= Society for the Education of Africans =

The Society for the Education of Africans was an English abolitionist organisation which provided for the education of the sons of prominent Africans in the first decade of the nineteenth century.

The Society was led by the Clapham Sect, and founded the African Academy in Clapham in 1799. Soon twenty boys and four girls arrived in Portsmouth from Freetown, Sierra Leone and were placed in the stewardship of Zachary Macaulay.
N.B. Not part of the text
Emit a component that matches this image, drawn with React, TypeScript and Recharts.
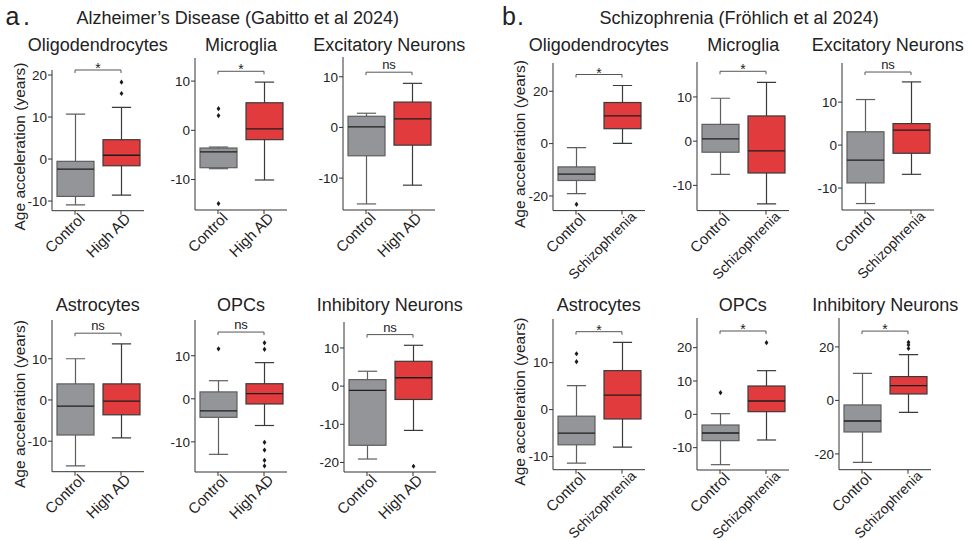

The society also had a significant overlap with the Church Mission Society, which was also founded in 1799, under the name of the Society for Missions to Africa and the East.

The concept was first formulated by John Campbell who recorded his thoughts of 1796 thus:
"Might we not bring over Africa to England; educate her; when some through grace and gospel might be converted, and sent back to Africa,-if not any converted, yet they might help to spread civilization, so all would not be lost"

Campbell's original plan was to set up the school in Edinburgh, and he proceeded to discuss the matter with various friends there, who approved of it. Then he raised the proposal with various members of the Clapham Sect, receiving approval from William Wilberforce and Henry Thornton. However, when he entered into more details discussion with Charles Grant, Grant recommended the plan be deferred until after the war with France was over. Campbell raised the proposal with Robert Haldane, the evangelical philanthropist, who agreed to fund the scheme.